▶ **WRITTEN REQUEST**: Copy, from the entries below, each line in which the string "pixels" appears.

== EXERCISE INPUT

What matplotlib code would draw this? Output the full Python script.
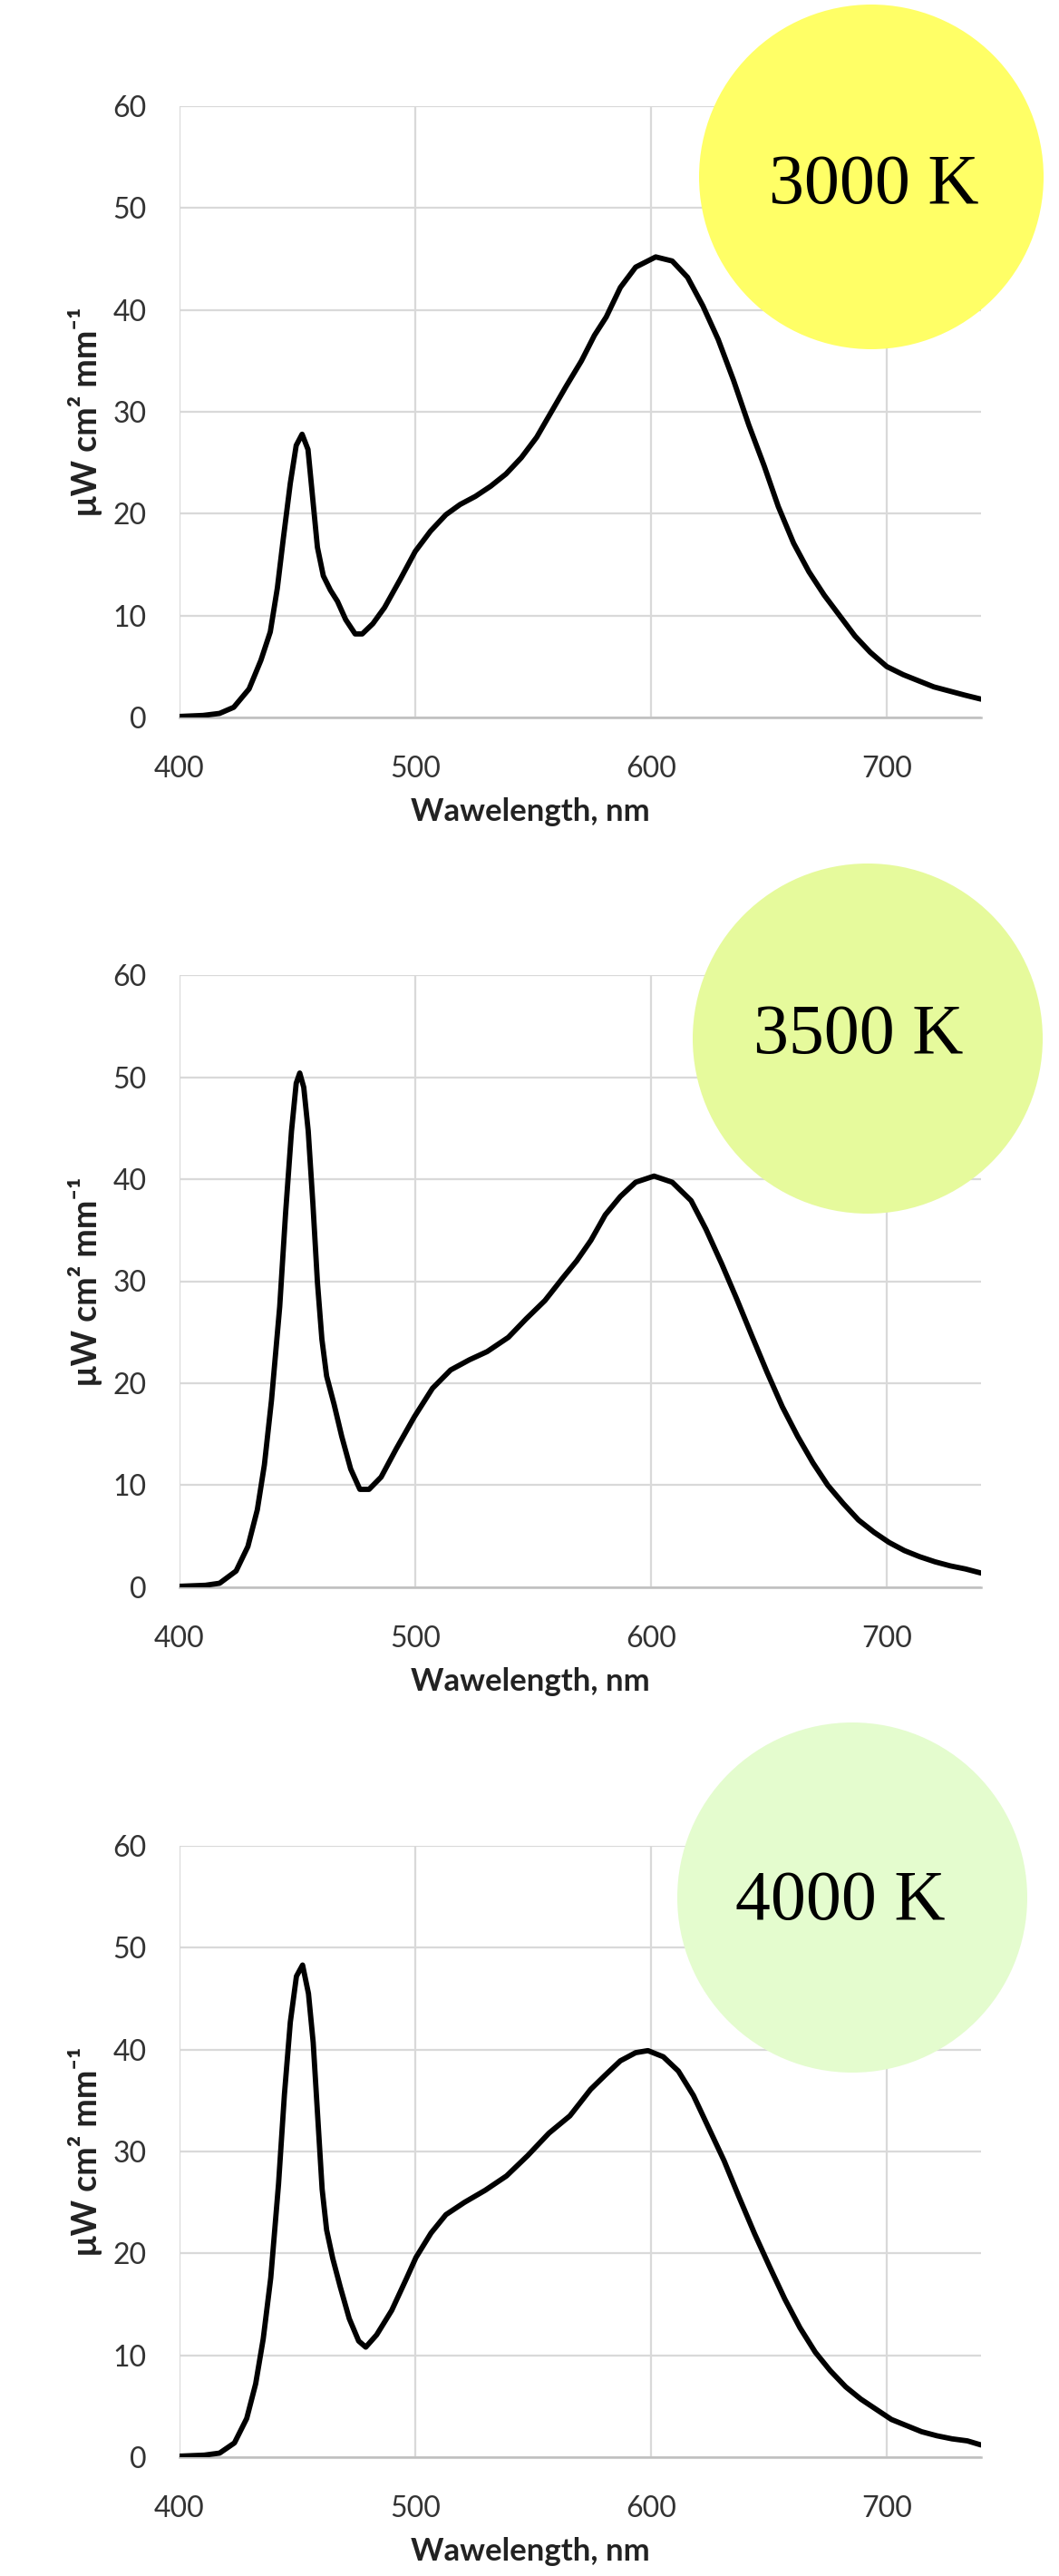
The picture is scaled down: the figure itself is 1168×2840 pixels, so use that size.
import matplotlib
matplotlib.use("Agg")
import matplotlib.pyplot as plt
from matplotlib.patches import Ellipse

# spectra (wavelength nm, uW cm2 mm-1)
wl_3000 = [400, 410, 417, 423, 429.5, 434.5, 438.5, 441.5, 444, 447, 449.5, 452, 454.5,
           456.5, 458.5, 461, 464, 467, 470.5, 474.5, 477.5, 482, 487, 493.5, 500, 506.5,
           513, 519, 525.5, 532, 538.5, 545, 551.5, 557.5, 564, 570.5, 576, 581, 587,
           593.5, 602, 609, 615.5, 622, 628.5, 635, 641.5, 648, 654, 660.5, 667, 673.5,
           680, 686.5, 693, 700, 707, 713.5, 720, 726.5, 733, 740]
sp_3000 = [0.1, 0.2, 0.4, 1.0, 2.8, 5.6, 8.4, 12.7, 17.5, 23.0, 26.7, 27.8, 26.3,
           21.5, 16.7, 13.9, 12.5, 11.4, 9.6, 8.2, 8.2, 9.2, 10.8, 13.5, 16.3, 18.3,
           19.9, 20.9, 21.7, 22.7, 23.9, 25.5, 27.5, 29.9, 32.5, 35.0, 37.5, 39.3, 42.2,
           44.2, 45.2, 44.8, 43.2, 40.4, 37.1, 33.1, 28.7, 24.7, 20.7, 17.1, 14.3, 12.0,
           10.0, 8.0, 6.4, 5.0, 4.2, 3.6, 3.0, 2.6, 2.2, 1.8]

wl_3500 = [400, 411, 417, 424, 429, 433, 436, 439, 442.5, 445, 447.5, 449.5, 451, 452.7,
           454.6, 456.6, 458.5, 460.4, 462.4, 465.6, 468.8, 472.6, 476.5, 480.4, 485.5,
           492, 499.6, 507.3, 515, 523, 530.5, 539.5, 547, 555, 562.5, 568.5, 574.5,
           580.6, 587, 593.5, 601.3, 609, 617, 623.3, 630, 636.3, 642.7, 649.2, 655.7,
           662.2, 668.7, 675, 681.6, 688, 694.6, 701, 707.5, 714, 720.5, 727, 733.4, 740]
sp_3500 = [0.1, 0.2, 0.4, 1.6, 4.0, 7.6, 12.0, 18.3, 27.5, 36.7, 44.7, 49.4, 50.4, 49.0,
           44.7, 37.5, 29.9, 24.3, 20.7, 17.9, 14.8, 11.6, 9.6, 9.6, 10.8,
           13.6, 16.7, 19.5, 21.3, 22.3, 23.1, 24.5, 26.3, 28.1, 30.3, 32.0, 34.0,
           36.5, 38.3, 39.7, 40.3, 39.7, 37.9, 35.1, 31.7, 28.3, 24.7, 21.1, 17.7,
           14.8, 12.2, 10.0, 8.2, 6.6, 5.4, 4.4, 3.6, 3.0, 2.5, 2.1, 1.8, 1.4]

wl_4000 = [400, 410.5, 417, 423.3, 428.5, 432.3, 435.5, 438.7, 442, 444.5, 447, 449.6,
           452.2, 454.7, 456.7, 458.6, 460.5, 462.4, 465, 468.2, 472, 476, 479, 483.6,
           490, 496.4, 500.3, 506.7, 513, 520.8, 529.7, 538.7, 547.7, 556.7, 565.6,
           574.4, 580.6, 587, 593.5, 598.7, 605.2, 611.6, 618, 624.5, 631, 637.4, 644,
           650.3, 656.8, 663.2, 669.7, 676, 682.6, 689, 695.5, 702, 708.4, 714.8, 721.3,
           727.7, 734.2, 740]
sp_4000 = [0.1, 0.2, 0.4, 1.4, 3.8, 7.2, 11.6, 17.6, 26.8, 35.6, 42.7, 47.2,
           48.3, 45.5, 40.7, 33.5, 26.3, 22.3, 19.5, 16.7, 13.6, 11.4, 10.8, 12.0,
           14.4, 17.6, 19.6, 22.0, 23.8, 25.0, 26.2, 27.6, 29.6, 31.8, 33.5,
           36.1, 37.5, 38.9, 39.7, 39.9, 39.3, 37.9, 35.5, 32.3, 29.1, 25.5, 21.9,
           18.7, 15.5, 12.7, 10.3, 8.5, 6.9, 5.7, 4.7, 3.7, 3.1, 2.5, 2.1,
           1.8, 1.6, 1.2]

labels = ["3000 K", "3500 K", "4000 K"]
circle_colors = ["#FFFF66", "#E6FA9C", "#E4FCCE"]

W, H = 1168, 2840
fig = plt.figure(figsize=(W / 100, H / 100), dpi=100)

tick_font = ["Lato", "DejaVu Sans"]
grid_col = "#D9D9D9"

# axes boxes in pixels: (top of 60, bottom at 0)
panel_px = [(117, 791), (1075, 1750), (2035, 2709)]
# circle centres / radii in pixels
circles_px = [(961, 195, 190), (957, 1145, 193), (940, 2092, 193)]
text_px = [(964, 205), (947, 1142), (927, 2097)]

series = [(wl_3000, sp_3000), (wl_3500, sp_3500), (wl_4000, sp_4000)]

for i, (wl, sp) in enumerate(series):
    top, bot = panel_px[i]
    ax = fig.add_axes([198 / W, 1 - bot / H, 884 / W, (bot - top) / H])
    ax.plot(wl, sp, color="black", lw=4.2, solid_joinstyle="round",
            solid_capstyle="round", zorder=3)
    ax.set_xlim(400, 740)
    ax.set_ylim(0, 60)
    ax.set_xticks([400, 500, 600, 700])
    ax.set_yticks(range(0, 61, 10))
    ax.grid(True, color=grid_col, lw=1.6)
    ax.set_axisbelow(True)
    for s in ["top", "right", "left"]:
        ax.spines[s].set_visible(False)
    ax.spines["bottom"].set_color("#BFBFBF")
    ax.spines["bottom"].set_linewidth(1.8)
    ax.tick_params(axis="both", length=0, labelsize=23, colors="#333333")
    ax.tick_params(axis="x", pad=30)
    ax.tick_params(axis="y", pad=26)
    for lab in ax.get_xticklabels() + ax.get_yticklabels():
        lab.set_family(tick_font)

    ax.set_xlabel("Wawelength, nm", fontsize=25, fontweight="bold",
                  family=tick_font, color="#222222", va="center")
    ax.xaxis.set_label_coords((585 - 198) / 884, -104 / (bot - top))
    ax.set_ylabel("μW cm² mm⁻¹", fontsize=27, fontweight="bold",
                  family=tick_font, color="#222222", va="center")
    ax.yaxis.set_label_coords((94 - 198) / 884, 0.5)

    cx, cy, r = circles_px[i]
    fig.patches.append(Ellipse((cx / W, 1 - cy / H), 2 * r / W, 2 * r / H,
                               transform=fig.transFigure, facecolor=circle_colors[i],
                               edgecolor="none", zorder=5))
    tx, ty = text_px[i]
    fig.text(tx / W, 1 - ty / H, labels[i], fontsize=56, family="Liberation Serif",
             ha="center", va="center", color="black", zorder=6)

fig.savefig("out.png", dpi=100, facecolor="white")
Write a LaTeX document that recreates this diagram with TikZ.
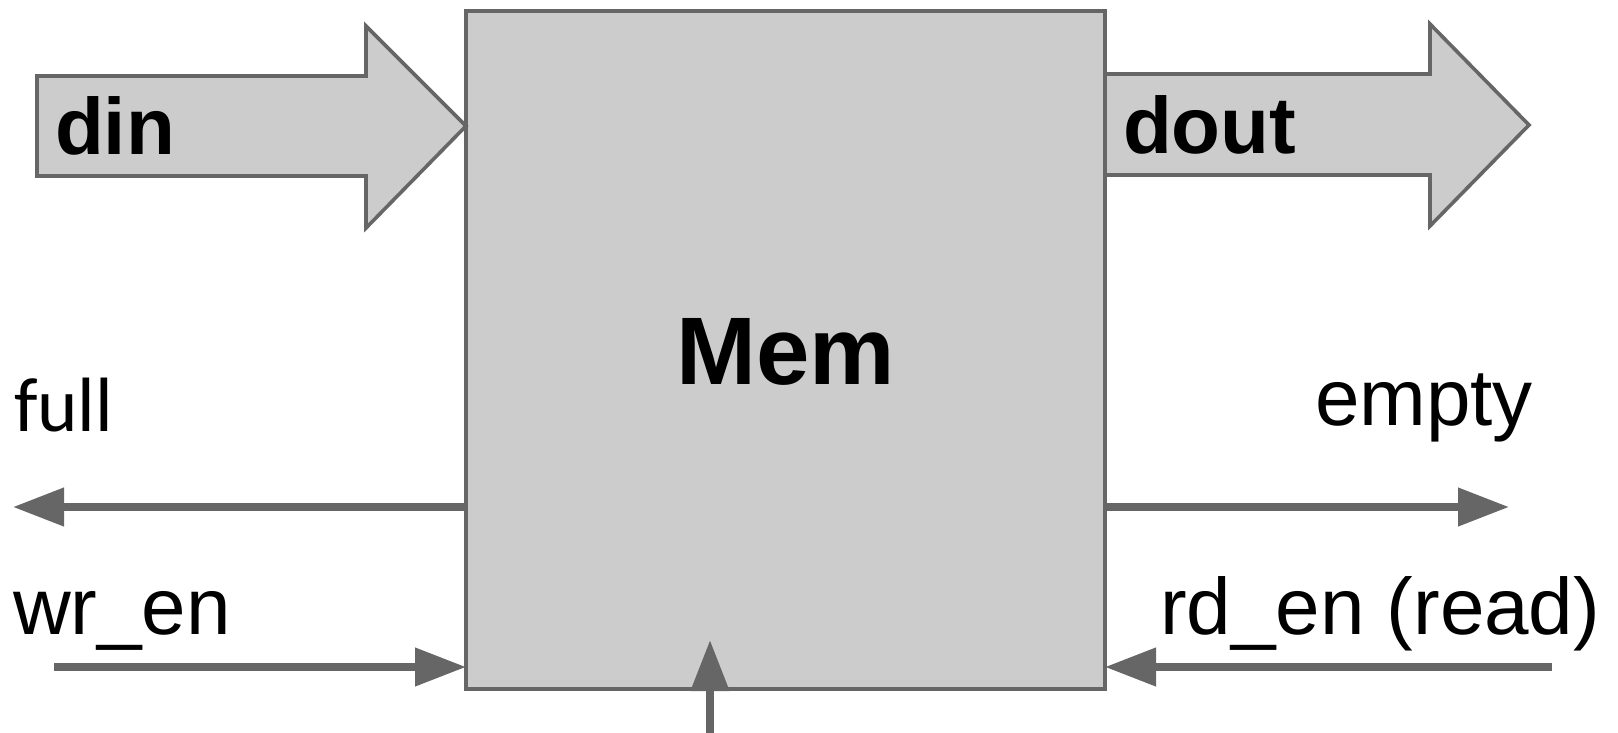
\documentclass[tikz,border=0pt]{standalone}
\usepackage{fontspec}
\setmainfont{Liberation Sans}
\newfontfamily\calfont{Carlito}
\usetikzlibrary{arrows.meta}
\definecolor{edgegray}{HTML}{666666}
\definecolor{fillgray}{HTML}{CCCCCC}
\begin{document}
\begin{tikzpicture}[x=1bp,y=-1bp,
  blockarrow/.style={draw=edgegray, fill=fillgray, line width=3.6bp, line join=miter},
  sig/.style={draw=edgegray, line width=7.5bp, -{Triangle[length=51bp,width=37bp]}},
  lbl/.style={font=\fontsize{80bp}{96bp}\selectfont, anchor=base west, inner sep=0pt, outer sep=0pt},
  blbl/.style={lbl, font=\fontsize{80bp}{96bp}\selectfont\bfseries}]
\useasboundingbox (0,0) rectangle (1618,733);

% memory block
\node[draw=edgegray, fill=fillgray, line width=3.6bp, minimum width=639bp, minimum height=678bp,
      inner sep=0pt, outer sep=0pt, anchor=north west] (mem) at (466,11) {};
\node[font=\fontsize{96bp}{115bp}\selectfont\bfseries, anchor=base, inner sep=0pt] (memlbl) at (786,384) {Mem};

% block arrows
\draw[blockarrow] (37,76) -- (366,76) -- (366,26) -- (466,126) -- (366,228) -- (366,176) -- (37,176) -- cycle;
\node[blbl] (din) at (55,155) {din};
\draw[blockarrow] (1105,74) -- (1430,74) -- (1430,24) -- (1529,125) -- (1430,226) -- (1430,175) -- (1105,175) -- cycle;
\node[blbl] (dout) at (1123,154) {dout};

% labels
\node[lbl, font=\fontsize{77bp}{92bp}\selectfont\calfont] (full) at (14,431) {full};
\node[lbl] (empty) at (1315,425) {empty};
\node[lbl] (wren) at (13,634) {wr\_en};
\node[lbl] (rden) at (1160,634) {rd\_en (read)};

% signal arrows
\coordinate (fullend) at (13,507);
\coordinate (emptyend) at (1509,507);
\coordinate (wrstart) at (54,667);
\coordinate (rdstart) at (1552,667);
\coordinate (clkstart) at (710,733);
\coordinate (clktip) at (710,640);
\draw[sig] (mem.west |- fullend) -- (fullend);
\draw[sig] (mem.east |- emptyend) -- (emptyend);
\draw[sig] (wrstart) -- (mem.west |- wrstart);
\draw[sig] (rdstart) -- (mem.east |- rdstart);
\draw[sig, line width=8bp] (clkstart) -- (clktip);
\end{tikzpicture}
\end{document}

====

▶ **THE RESULT**:
The picture is scaled down: the figure itself is 1168×2840 pixels, so use that size.
# axes boxes in pixels: (top of 60, bottom at 0)
# circle centres / radii in pixels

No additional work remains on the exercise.